Anyway, it was fun and interesting. I wish there were some way everyone in publishing in Nashville could run into each other more often. I learn so much from these kinds of things.
I have a couple of long spans today where I’m sitting around waiting on various things, so I got myself Sara Gran’s Claire DeWitt and the City of the Dead from the library. I then made the mistake of deciding I’d read a couple of chapters while my dinner was cooking. I ended up reading the whole book. Just fuck my evening, I’m reading.

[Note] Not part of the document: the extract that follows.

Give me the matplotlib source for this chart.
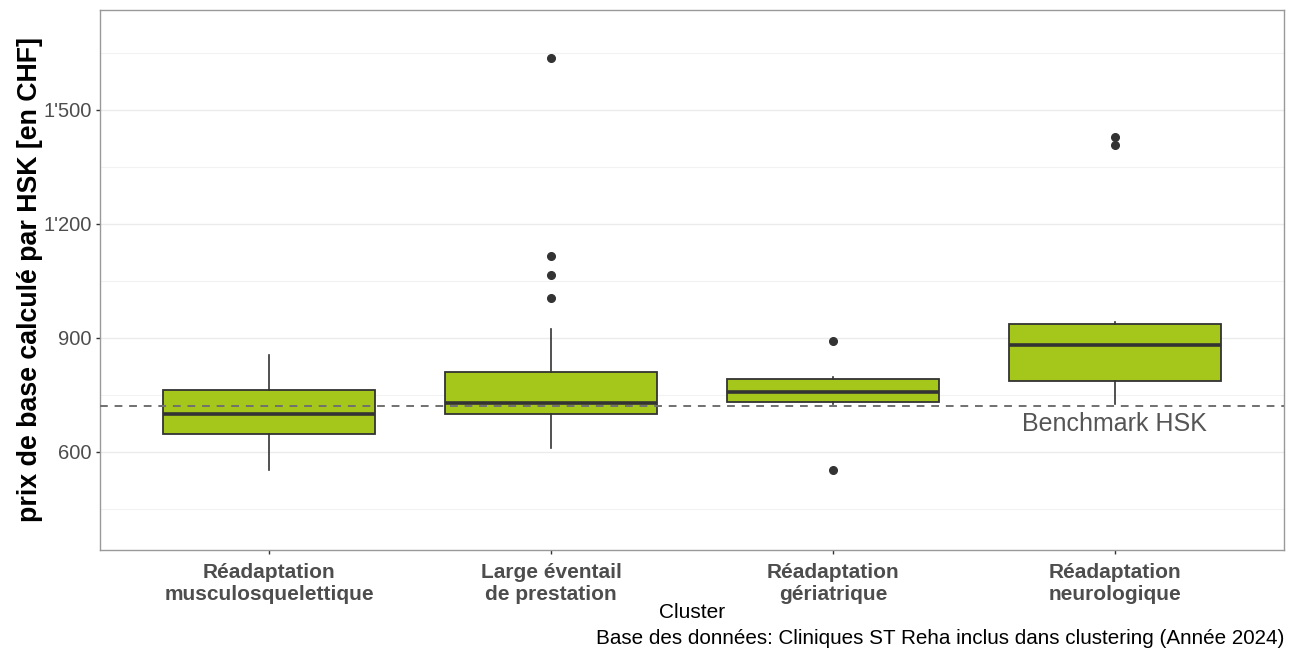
import matplotlib
matplotlib.use("Agg")
import matplotlib.pyplot as plt
from matplotlib.ticker import FixedLocator, FuncFormatter

plt.rcParams['font.family'] = ['Liberation Sans', 'DejaVu Sans']

# Cluster categories and box statistics (CHF)
categories = ["Réadaptation\nmusculosquelettique", "Large éventail\nde prestation",
              "Réadaptation\ngériatrique", "Réadaptation\nneurologique"]
whisker_low = [553, 611, 726, 725]
q1 = [647, 699, 731, 787]
median = [701, 728, 758, 882]
q3 = [763, 810, 792, 938]
whisker_high = [854, 923, 797, 942]
outliers = [[], [1006, 1066, 1115, 1638], [552, 892], [1409, 1428]]
benchmark = 720

major_ticks = [600, 900, 1200, 1500]
minor_ticks = [450, 750, 1050, 1350, 1650]

fill_color = "#A5C61A"
edge_color = "#333333"

W, H = 1293, 651
fig = plt.figure(figsize=(W / 100, H / 100), dpi=100)
ax = fig.add_axes([100 / W, 1 - 550 / H, (1284 - 100) / W, (550 - 10) / H])

stats = []
for i in range(len(categories)):
    stats.append(dict(med=median[i], q1=q1[i], q3=q3[i],
                      whislo=whisker_low[i], whishi=whisker_high[i],
                      fliers=outliers[i], label=categories[i]))

positions = list(range(1, len(categories) + 1))
ax.bxp(stats, positions=positions, widths=0.75, patch_artist=True,
       showcaps=False, zorder=3,
       boxprops=dict(facecolor=fill_color, edgecolor=edge_color, linewidth=1.3),
       medianprops=dict(color=edge_color, linewidth=2.6),
       whiskerprops=dict(color=edge_color, linewidth=1.2),
       flierprops=dict(marker='o', markerfacecolor=edge_color,
                       markeredgecolor=edge_color, markersize=5.5))

ax.axhline(benchmark, color="#707070", linestyle=(0, (4, 3.5)), linewidth=1.4, zorder=4)
ax.text(4, benchmark - 14, "Benchmark HSK", ha="center", va="top",
        fontsize=18, color="#555555", zorder=5)

ax.set_xlim(0.4, 4.6)
ax.set_ylim(342, 1763)

ax.yaxis.set_major_locator(FixedLocator(major_ticks))
ax.yaxis.set_minor_locator(FixedLocator(minor_ticks))
ax.yaxis.set_major_formatter(FuncFormatter(lambda v, p: f"{int(v):,}".replace(",", "'")))
ax.grid(True, which="major", axis="y", color="#EBEBEB", linewidth=1.0, zorder=0)
ax.grid(True, which="minor", axis="y", color="#F2F2F2", linewidth=0.8, zorder=0)
ax.set_axisbelow(True)

ax.set_xticks(positions)
ax.set_xticklabels(categories, fontsize=15, fontweight="bold", color="#4D4D4D",
                   linespacing=1.25)
ax.tick_params(axis="y", labelsize=14.5, labelcolor="#4D4D4D", color="#333333",
               length=3, width=1, pad=3)
ax.tick_params(axis="y", which="minor", length=0)
ax.tick_params(axis="x", color="#333333", length=3, width=1, pad=6)

for s in ax.spines.values():
    s.set_color("#999999")
    s.set_linewidth(1.0)

ax.set_ylabel("prix de base calculé par HSK [en CHF]", fontsize=19.3,
              fontweight="bold", color="black", va="center")
ax.yaxis.set_label_coords(-70 / 1184, 0.5)
fig.text(692 / W, 1 - 612 / H, "Cluster", ha="center", va="center",
         fontsize=15, color="black")
fig.text(1284 / W, 1 - 638 / H,
         "Base des données: Cliniques ST Reha inclus dans clustering (Année 2024)",
         ha="right", va="center", fontsize=14.9, color="black")

fig.savefig("out.png", dpi=100, facecolor="white")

It’s terrific. I just can’t say enough good things about it. I think I have kind of an unconscious bias against mysteries because the whole time I was reading it, I kept thinking to myself, “this is really good” as if that were shocking.
Anyway, so the Butcher finally got home and I was telling him all about how DeWitt is like a throwback detective–she does drugs and tries to have visions and everyone hates her and is a little afraid of her and it’s all very mystical in this really gritty way. And I told him that I honestly can’t remember the last time I read a book for grown-ups which featured a female main character in which she doesn’t have sex and she’s not raped (though there is a moment when she refers back very vaguely to a previous sexual assault).
And he said, “Unlike your stuff” and then he laughed and said, “Ooo, burn.” And then he said, “I’m an asshole. Funny, but an asshole.” And we both laughed.
And then I stuffed the book up his nose.
I let the dog out and then went to bed. And then got up, took the dog for a walk, which required two tyings of the same shoe lace, ate breakfast, and wrote this.